ABSTRACT

Difficulties encountered in the introduction of new techniques in developing agriculture have led to a special study of traditional farming systems and have initiated a need for a proposal for a full set of technical solutions ranging from production machinery to the processing of products - even their sale.

The need for co-ordination and for finance for research and development has shown that bilateral relationships between researchers have to be extended to a network, as in Africa through ACEMA (Euro-African Association of Agricultural Engineering Centres). Although a very wide range of research seems to be undertaken by European and African Centres, in the main it tends to be directed towards

– reducing the cost of agricultural practices (animal-drawn implements requiring lower tractive force pull-strength, stripper harvesting of rice, low-cost threshers)

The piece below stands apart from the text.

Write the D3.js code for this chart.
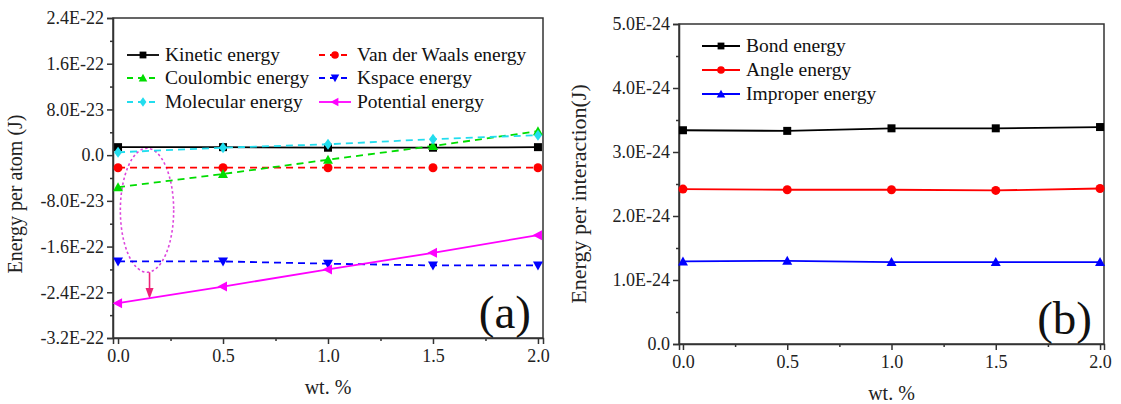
<!DOCTYPE html>
<html>
<head>
<meta charset="utf-8">
<script src="https://cdn.jsdelivr.net/npm/d3@7"></script>
<style>
  body { margin: 0; background: #fff; }
  svg text { font-family: "Liberation Serif", serif; }
  svg { display: block; }
</style>
</head>
<body>
<svg id="chart" width="1121" height="404"></svg>
<script>
// x values (wt. %)
const wt = [0, 0.5, 1.0, 1.5, 2.0];

// panel (a): energy per atom (J)
const kinetic   = [1.4e-23, 1.4e-23, 1.3e-23, 1.3e-23, 1.4e-23];
const vdw       = [-2.2e-23, -2.2e-23, -2.2e-23, -2.2e-23, -2.2e-23];
const coulombic = [-5.6e-23, -3.3e-23, -0.8e-23, 1.6e-23, 4.2e-23];
const kspace    = [-18.6e-23, -18.6e-23, -19.0e-23, -19.3e-23, -19.3e-23];
const molecular = [0.5e-23, 1.3e-23, 1.9e-23, 2.8e-23, 3.5e-23];
const potential = [-25.9e-23, -23.0e-23, -20.0e-23, -17.1e-23, -14.0e-23];

// panel (b): energy per interaction (J)
const bond     = [3.34e-24, 3.33e-24, 3.37e-24, 3.37e-24, 3.39e-24];
const angle    = [2.42e-24, 2.41e-24, 2.41e-24, 2.40e-24, 2.43e-24];
const improper = [1.29e-24, 1.30e-24, 1.28e-24, 1.28e-24, 1.28e-24];

// tick labels
const xTicks = [0, 0.5, 1.0, 1.5, 2.0];
const xTickLabels = ["0.0", "0.5", "1.0", "1.5", "2.0"];
const aTicks = [-3.2e-22, -2.4e-22, -1.6e-22, -8e-23, 0, 8e-23, 1.6e-22, 2.4e-22];
const aTickLabels = ["-3.2E-22", "-2.4E-22", "-1.6E-22", "-8.0E-23", "0.0", "8.0E-23", "1.6E-22", "2.4E-22"];
const bTicks = [0, 1e-24, 2e-24, 3e-24, 4e-24, 5e-24];
const bTickLabels = ["0.0", "1.0E-24", "2.0E-24", "3.0E-24", "4.0E-24", "5.0E-24"];

const svg = d3.select("#chart");
const FONT = "font-family: 'Liberation Serif', serif";

// marker shapes
function symbolPath(type, size) {
  const s = size / 2;
  if (type === "left") return `M${-s * 1.1},0L${s * 0.8},${-s}L${s * 0.8},${s}Z`;
  if (type === "down") return `M${-s},${-s * 0.8}L${s},${-s * 0.8}L0,${s * 1.0}Z`;
  if (type === "up") return `M${-s},${s * 0.8}L${s},${s * 0.8}L0,${-s * 1.0}Z`;
  if (type === "diamond") return `M0,${-s * 1.1}L${s * 0.8},0L0,${s * 1.1}L${-s * 0.8},0Z`;
  if (type === "square") return `M${-s},${-s}H${s}V${s}H${-s}Z`;
  return d3.symbol().type(d3.symbolCircle).size(Math.PI * s * s)();
}

function drawPanel(cfg) {
  const g = svg.append("g");
  const x = d3.scaleLinear().domain(cfg.xDomain).range([cfg.left, cfg.right]);
  const y = d3.scaleLinear().domain(cfg.yDomain).range([cfg.bottom, cfg.top]);

  // frame
  g.append("rect")
    .attr("x", cfg.left).attr("y", cfg.top)
    .attr("width", cfg.right - cfg.left).attr("height", cfg.bottom - cfg.top)
    .attr("fill", "none").attr("stroke", "#333").attr("stroke-width", 1.5);

  // x axis
  g.append("g").attr("transform", `translate(0,${cfg.bottom})`)
    .call(d3.axisBottom(x).tickValues(xTicks).tickFormat((d, i) => xTickLabels[i]).tickSize(6).tickPadding(5));
  g.append("g").attr("transform", `translate(0,${cfg.bottom})`)
    .call(d3.axisBottom(x).tickValues([0.25, 0.75, 1.25, 1.75]).tickFormat("").tickSize(3))
    .call(s => s.select(".domain").remove());

  // y axis
  g.append("g").attr("transform", `translate(${cfg.left},0)`)
    .call(d3.axisLeft(y).tickValues(cfg.yTicks).tickFormat((d, i) => cfg.yTickLabels[i]).tickSize(6).tickPadding(3));
  const minor = [];
  for (let i = 0; i < cfg.yTicks.length - 1; i++) minor.push((cfg.yTicks[i] + cfg.yTicks[i + 1]) / 2);
  g.append("g").attr("transform", `translate(${cfg.left},0)`)
    .call(d3.axisLeft(y).tickValues(minor).tickFormat("").tickSize(3))
    .call(s => s.select(".domain").remove());

  g.selectAll("g").attr("font-family", null).attr("font-size", 18);
  g.selectAll(".domain").attr("stroke", "#333").attr("stroke-width", 1.5);
  g.selectAll(".tick line").attr("stroke", "#333").attr("stroke-width", 1.5);
  g.selectAll(".tick text").attr("fill", "#222");

  // axis titles
  g.append("text")
    .attr("x", (cfg.left + cfg.right) / 2).attr("y", cfg.bottom + 56)
    .attr("text-anchor", "middle").attr("font-size", 20).attr("fill", "#222")
    .text("wt. %");
  g.append("text")
    .attr("transform", `translate(${cfg.yTitleX},${cfg.yTitleY}) rotate(-90)`)
    .attr("text-anchor", "middle").attr("font-size", cfg.yTitleSize).attr("fill", "#222")
    .text(cfg.yTitle);

  // panel label
  g.append("text")
    .attr("x", cfg.right - 12).attr("y", cfg.bottom - 10)
    .attr("text-anchor", "end").attr("font-size", 47).attr("fill", "#111")
    .text(cfg.label);

  const line = d3.line().x((d, i) => x(wt[i])).y(d => y(d));

  if (cfg.annotate) cfg.annotate(g, x, y);

  cfg.series.forEach(s => {
    g.append("path").datum(s.values)
      .attr("d", line).attr("fill", "none")
      .attr("stroke", s.color).attr("stroke-width", 1.8)
      .attr("stroke-dasharray", s.dash ? "7,5" : null);
    g.selectAll(null).data(s.values).join("path")
      .attr("transform", (d, i) => `translate(${x(wt[i])},${y(d)})`)
      .attr("d", symbolPath(s.shape, s.size))
      .attr("fill", s.color);
  });

  // legend
  cfg.series.forEach((s, k) => {
    const lx = cfg.legendX[k % cfg.legendX.length];
    const ly = cfg.legendY[Math.floor(k / cfg.legendX.length)];
    g.append("line")
      .attr("x1", lx).attr("x2", lx + cfg.legendLine).attr("y1", ly).attr("y2", ly)
      .attr("stroke", s.color).attr("stroke-width", 1.8)
      .attr("stroke-dasharray", s.dash ? "6,5" : null);
    g.append("path")
      .attr("transform", `translate(${lx + cfg.legendLine / 2},${ly})`)
      .attr("d", symbolPath(s.shape, s.size * 0.85)).attr("fill", s.color);
    g.append("text")
      .attr("x", lx + cfg.legendLine + 6).attr("y", ly + 6)
      .attr("font-size", 19.5).attr("fill", "#111")
      .text(s.name);
  });

  g.selectAll("text").attr("style", FONT);
}

// panel (a)
drawPanel({
  left: 113, right: 543, top: 18, bottom: 338,
  xDomain: [-0.024, 2.024], yDomain: [-3.2e-22, 2.4e-22],
  yTicks: aTicks, yTickLabels: aTickLabels,
  yTitle: "Energy per atom (J)", yTitleX: 22, yTitleY: 194, yTitleSize: 20,
  label: "(a)",
  legendX: [127, 319], legendY: [55, 78, 102], legendLine: 32,
  series: [
    { name: "Kinetic energy", values: kinetic, color: "#000000", dash: false, shape: "square", size: 8 },
    { name: "Van der Waals energy", values: vdw, color: "#ff0000", dash: true, shape: "circle", size: 9 },
    { name: "Coulombic energy", values: coulombic, color: "#00dd00", dash: true, shape: "up", size: 10 },
    { name: "Kspace energy", values: kspace, color: "#0000ff", dash: true, shape: "down", size: 10 },
    { name: "Molecular energy", values: molecular, color: "#22ddee", dash: true, shape: "diamond", size: 10 },
    { name: "Potential energy", values: potential, color: "#ff00ff", dash: false, shape: "left", size: 10 }
  ],
  annotate: (g, x, y) => {
    const top = y(1.2e-23), bot = y(-20.5e-23);
    g.append("ellipse")
      .attr("cx", x(0.138)).attr("cy", (top + bot) / 2)
      .attr("rx", x(0.265) - x(0.138)).attr("ry", (bot - top) / 2)
      .attr("fill", "none").attr("stroke", "#dd44dd").attr("stroke-width", 1.6)
      .attr("stroke-dasharray", "2.5,2.5");
    const ax = x(0.15), y1 = y(-25.0e-23);
    g.append("line")
      .attr("x1", ax).attr("x2", ax).attr("y1", bot).attr("y2", y1 - 6)
      .attr("stroke", "#ee2277").attr("stroke-width", 1.6);
    g.append("path")
      .attr("d", `M${ax - 4},${y1 - 10}L${ax + 4},${y1 - 10}L${ax},${y1 + 1}Z`)
      .attr("fill", "#ee2277");
  }
});

// panel (b)
drawPanel({
  left: 679, right: 1104, top: 24, bottom: 344,
  xDomain: [-0.019, 2.019], yDomain: [0, 5e-24],
  yTicks: bTicks, yTickLabels: bTickLabels,
  yTitle: "Energy per interaction(J)", yTitleX: 586, yTitleY: 194, yTitleSize: 22,
  label: "(b)",
  legendX: [702], legendY: [46, 70, 94], legendLine: 38,
  series: [
    { name: "Bond energy", values: bond, color: "#000000", dash: false, shape: "square", size: 8 },
    { name: "Angle energy", values: angle, color: "#ff0000", dash: false, shape: "circle", size: 9 },
    { name: "Improper energy", values: improper, color: "#0000ff", dash: false, shape: "up", size: 10 }
  ]
});
</script>
</body>
</html>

– fitting the size of equipment to the size of farms (one-row stripper, low-powered tractor, processing of cassava at village level)

– covering the extra costs of mechanisation by high added value of new types of food for urban markets (that is, new processing, such as osmotic dehydration of fruit and vegetables)

– developing measuring devices adapted to machines in normal field operations, for testing their suitability (on-field research)

– studying upstream bottlenecks (feeding of the animals, new sources of energy from biomass)

– and downstream ones (stabilising, drying, conditioning, packaging of products).

This can be seen in some of what CEEMAT does.